-- What you need to do --
Using the listing below, copy exactly the lines from the one containing "Give me the Plotly source for this chart." to the one containing "import plotly.graph_objects as go", both lines included, and no others.

-- Provided data --
# # # # #

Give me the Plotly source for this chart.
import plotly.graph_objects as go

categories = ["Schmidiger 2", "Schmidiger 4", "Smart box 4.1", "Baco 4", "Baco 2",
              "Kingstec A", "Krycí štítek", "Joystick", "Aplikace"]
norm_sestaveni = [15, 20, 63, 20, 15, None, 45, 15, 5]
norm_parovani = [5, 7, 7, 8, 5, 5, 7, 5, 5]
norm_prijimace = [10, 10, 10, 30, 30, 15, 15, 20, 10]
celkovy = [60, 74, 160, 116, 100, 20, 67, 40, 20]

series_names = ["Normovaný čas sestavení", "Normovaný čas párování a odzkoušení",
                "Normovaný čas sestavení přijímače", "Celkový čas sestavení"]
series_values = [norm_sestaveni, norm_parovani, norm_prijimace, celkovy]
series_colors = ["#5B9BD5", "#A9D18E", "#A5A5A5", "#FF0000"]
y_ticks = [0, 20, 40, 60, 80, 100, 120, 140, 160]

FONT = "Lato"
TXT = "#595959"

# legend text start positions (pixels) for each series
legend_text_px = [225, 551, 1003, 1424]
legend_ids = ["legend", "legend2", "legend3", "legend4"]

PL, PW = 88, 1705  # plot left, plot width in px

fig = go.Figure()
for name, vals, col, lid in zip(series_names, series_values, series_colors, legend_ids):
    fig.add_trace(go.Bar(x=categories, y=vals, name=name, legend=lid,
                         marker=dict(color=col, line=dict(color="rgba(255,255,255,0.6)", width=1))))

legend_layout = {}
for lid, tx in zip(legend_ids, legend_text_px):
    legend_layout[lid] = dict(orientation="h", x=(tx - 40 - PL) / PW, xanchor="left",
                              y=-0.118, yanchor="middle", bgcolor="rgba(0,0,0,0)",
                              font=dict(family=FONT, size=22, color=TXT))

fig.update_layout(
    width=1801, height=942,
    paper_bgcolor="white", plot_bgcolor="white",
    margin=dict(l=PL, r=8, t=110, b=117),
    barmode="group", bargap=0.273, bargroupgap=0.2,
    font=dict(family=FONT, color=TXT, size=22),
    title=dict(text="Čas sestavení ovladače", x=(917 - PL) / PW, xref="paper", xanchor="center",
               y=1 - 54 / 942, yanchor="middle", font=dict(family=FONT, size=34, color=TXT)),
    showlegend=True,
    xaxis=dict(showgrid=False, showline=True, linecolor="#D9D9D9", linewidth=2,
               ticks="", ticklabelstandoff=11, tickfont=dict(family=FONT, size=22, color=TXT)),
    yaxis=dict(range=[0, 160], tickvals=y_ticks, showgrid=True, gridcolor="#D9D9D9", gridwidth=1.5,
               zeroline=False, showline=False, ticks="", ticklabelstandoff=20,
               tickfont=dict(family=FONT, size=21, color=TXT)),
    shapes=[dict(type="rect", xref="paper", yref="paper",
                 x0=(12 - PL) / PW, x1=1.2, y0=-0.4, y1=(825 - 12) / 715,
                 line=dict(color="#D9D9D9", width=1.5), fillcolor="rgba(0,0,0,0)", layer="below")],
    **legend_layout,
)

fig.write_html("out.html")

# # # # #

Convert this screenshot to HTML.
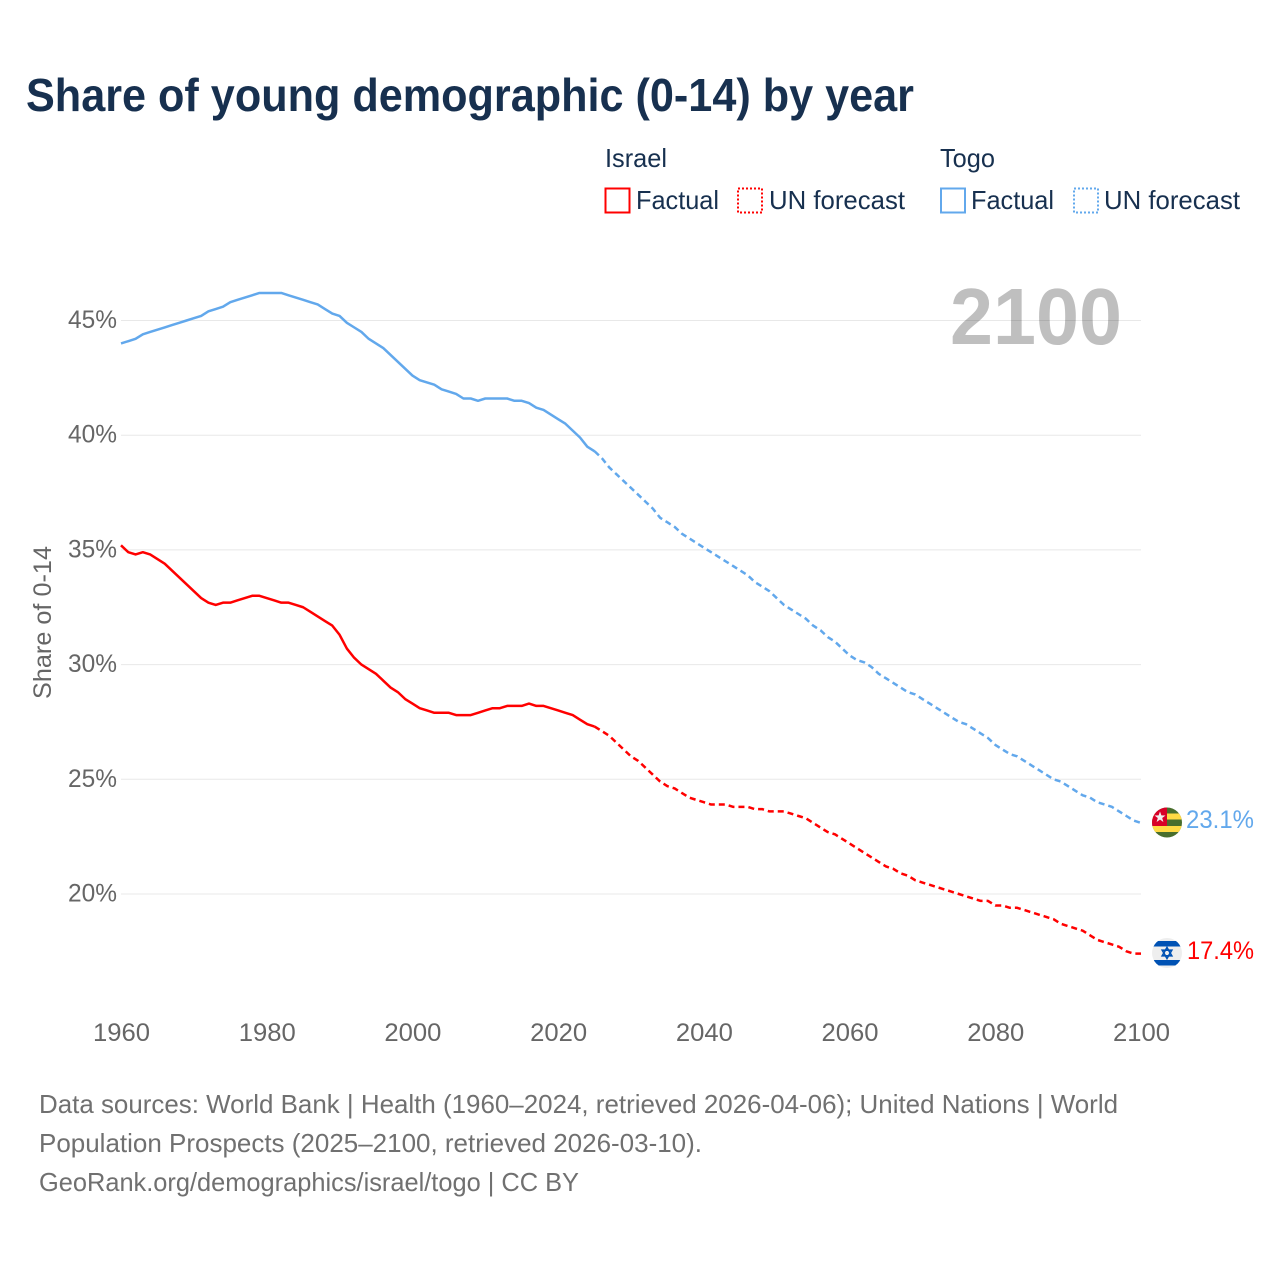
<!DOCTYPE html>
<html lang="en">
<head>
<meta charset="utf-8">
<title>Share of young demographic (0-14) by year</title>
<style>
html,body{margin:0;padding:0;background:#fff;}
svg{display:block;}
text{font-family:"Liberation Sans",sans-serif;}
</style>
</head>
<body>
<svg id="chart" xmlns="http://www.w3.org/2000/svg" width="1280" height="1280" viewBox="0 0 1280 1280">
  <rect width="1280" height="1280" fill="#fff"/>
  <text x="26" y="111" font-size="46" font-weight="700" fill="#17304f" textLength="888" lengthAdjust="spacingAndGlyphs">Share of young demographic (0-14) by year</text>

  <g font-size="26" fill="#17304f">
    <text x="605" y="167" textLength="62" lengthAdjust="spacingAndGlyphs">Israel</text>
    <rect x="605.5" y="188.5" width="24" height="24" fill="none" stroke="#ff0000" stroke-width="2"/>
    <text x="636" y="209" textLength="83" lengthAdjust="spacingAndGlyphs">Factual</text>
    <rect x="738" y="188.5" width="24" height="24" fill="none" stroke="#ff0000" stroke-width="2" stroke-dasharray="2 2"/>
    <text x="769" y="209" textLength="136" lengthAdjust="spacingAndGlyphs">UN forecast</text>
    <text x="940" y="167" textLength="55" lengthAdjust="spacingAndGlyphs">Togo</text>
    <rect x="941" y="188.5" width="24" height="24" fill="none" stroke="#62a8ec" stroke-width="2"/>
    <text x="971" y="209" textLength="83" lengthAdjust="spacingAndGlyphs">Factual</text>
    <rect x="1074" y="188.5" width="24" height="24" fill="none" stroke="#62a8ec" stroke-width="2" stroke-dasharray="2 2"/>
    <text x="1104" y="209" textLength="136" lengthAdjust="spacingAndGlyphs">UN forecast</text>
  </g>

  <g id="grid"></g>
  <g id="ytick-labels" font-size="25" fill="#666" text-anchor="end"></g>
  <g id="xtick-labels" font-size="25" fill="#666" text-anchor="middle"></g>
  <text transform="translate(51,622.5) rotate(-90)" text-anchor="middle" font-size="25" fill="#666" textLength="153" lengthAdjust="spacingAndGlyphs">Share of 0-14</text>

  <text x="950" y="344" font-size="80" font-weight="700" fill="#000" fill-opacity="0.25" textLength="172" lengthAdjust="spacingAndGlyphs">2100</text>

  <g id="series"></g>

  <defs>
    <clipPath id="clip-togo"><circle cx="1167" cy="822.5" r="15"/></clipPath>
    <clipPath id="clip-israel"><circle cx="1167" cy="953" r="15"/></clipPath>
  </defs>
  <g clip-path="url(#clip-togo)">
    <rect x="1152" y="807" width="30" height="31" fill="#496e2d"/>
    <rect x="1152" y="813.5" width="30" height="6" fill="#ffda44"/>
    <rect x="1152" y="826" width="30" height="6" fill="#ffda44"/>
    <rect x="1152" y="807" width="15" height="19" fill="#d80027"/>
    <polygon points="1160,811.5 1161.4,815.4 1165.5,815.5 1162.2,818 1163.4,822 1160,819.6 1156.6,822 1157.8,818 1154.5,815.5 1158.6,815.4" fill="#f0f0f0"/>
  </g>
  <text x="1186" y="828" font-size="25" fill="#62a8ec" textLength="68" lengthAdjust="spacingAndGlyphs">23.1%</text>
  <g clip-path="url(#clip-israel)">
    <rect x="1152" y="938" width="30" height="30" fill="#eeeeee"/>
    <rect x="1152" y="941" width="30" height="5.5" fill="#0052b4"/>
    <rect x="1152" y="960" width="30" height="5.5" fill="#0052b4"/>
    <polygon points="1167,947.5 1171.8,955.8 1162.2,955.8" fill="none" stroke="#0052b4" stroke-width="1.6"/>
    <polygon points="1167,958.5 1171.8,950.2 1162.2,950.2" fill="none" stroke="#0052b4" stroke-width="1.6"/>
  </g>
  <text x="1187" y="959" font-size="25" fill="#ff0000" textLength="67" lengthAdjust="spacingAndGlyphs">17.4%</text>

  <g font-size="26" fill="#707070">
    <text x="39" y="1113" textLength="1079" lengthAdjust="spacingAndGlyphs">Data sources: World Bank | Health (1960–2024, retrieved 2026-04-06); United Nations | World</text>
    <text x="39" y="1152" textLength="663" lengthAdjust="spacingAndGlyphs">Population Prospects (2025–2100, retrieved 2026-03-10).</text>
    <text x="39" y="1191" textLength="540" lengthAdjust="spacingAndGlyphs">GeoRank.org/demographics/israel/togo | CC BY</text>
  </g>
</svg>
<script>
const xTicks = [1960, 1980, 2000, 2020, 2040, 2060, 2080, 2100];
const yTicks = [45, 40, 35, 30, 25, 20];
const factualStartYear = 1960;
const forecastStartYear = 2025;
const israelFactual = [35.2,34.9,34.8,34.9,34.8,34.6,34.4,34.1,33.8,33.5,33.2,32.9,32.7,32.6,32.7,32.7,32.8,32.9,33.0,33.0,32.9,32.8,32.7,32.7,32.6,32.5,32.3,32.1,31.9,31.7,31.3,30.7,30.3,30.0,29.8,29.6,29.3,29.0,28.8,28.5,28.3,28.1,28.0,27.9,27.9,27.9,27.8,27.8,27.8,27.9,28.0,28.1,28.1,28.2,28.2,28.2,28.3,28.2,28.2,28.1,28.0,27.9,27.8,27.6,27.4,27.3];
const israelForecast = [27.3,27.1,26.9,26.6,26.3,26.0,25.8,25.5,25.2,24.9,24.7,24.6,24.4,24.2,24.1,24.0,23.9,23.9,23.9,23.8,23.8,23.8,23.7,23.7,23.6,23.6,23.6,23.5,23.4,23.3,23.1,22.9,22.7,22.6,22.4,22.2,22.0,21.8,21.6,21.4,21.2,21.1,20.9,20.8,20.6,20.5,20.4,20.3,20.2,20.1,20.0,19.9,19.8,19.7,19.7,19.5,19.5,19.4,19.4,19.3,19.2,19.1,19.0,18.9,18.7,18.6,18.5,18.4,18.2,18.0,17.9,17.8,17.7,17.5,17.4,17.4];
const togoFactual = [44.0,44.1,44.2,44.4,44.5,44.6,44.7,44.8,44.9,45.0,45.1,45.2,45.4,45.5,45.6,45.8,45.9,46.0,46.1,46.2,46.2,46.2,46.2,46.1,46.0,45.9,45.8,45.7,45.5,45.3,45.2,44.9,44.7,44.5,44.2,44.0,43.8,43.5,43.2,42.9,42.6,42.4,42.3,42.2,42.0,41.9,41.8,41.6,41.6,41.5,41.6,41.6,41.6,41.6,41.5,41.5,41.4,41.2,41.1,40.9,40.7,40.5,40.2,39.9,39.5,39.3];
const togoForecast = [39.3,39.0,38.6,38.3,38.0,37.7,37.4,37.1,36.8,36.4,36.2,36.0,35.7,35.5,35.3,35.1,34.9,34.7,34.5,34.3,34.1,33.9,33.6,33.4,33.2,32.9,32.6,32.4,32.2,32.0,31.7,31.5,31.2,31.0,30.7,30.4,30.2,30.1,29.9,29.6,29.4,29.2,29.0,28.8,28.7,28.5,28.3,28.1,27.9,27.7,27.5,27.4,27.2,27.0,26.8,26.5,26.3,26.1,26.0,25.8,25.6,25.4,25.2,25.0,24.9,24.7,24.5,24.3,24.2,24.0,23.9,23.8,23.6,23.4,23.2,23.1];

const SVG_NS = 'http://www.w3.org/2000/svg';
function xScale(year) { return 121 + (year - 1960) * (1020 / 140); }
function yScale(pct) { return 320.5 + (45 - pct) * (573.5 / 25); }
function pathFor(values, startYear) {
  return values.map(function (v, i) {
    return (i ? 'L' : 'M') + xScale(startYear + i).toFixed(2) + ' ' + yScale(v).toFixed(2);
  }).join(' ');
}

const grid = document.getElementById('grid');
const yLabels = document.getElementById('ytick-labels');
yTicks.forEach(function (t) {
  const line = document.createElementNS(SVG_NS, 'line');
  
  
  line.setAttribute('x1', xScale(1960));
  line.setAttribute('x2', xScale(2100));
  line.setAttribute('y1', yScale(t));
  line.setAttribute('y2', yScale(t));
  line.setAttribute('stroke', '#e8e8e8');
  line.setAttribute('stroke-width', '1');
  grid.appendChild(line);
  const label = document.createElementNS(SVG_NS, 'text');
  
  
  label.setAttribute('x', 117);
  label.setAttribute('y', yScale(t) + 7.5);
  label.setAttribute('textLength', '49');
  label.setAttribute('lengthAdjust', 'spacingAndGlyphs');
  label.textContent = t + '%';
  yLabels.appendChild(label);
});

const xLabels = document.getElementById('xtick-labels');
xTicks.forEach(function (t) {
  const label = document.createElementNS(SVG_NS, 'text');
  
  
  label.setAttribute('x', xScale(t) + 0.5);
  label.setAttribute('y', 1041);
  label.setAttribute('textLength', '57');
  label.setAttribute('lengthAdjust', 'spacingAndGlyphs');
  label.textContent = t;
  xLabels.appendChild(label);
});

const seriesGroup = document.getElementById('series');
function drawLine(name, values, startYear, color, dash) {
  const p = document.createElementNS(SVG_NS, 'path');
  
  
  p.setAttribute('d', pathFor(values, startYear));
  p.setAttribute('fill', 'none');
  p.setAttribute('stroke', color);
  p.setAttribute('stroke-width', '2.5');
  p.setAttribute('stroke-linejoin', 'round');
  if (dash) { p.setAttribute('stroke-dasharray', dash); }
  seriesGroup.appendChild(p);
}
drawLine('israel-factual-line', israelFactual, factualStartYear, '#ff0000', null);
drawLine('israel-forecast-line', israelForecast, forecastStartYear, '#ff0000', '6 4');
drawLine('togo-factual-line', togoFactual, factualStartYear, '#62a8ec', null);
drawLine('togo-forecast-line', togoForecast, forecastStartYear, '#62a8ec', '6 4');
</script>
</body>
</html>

# # # # #

-- Solution to this problem --
Give me the Plotly source for this chart.
import plotly.graph_objects as go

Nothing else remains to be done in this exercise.